---------- PROVIDED MATERIAL

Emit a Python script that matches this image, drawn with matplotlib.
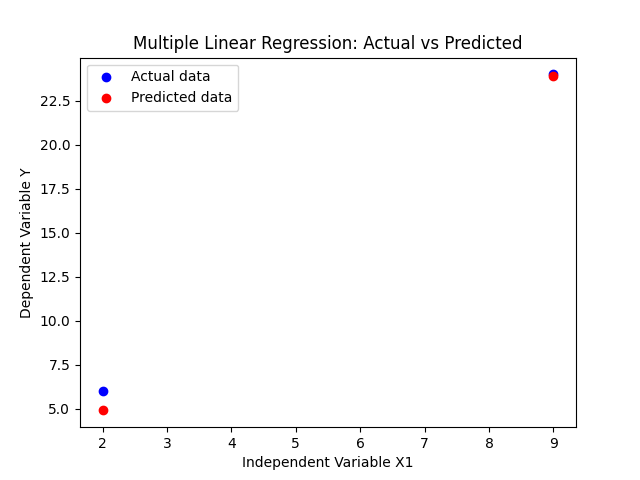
import numpy as np
import matplotlib
matplotlib.use("Agg")
import matplotlib.pyplot as plt

# Data
x1 = np.array([2, 9])
y_actual = np.array([6.0, 24.0])
y_pred = np.array([4.9, 23.9])

fig, ax = plt.subplots(figsize=(6.4, 4.8), dpi=100)
ax.scatter(x1, y_actual, color='blue', label='Actual data')
ax.scatter(x1, y_pred, color='red', label='Predicted data')
ax.set_title("Multiple Linear Regression: Actual vs Predicted")
ax.set_xlabel("Independent Variable X1")
ax.set_ylabel("Dependent Variable Y")
ax.legend()

fig.savefig("out.png")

--------------------

SHORT EXERCISE
Return the listing above unchanged, apart from dropping its pictures.

RESULT BELOW
Emit a Python script that matches this image, drawn with matplotlib.
import numpy as np
import matplotlib
matplotlib.use("Agg")
import matplotlib.pyplot as plt

# Data
x1 = np.array([2, 9])
y_actual = np.array([6.0, 24.0])
y_pred = np.array([4.9, 23.9])

fig, ax = plt.subplots(figsize=(6.4, 4.8), dpi=100)
ax.scatter(x1, y_actual, color='blue', label='Actual data')
ax.scatter(x1, y_pred, color='red', label='Predicted data')
ax.set_title("Multiple Linear Regression: Actual vs Predicted")
ax.set_xlabel("Independent Variable X1")
ax.set_ylabel("Dependent Variable Y")
ax.legend()

fig.savefig("out.png")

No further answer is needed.